In the present study, we developed and utilized four ensembles of bagging algorithms, such as bagging with REPtree, bagging with RF, bagging with M5P, and bagging with RT for the first time for modelling the flood susceptibility mapping in the Teesta River basin, Bangladesh (Northern). A total of 413 flooding points with twelve parameters, such as elevation, slope, curvature, aspect, SPI, TWI, STI, LULC, rainfall, distance to the river, TWI, and soil types, which affect the flooding, were selected for modelling. The importance of flood condition parameters were determined by employing the IGR technique. Based on the feature selection outcomes, aspect was not considered for flood susceptible modelling. The ROC curve was used to validate the flood susceptible models. The Friedman test, Wilcoxon signed-rank test, Kruskal–Wallis test and Kolmogorov–Smirnov test were employed to explore the differences of performance of the flood susceptible models with each other. The highest flexibility and predictive ability were obtained in case of the bagging with M5P algorithm, followed by bagging with RF, bagging with REPtree and bagging with RT. The application of the ROC Curve in the outcome validation phase depicted that bagging with the M5P algorithm had the highest efficiency in comparison with other models (AUC = 0.945). However, the performance of all models for the mapping of flood susceptibility were excellent. The findings of the study stated that bagging with M5P and bagging with RF are one most capable tool for flood susceptible modelling. As an optimal model, a total area of 30% was identified as highly vulnerable to flooding. However, the major drawback is that the application of these models did not consider the changes over time for some factors, including SPI and LULC, because these are dynamic. Based on the availability of temporal datasets of these factors, future research on the temporal scale will be performed. Furthermore, these models can be upgraded by performing the sensitivity analysis concerning various influential factors. Bagging with the M5P algorithm, in comparison with the other models, had advantages, including fewer candidate parameters, high optimization capability, and fast convergence for preparing flash flood susceptibility maps.

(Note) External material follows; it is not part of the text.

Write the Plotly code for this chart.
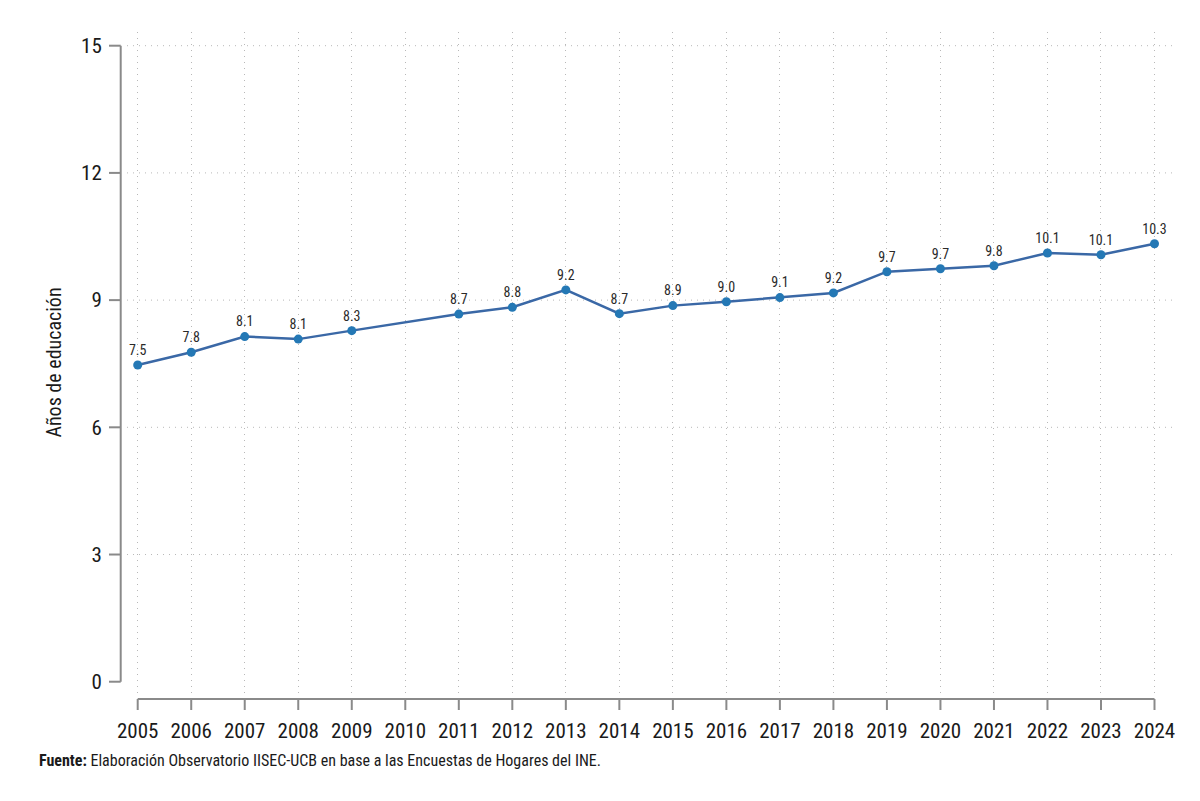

In recent times, the strategies for the management of flood are considered as the top priority, particularly in Bangladesh, where flash floods occur every year. However, other basins and regions have not yet been appraised for flood mitigation plans. Hence, the present study was taken place in the Teesta River basin using some advanced machine learning algorithms, which will provide valuable information concerning methods to be adopted for supporting the local authorities and other parties in developing efficient alleviation strategies of flash flood and land-use policy planning not only Bangladesh but also other basins of the world.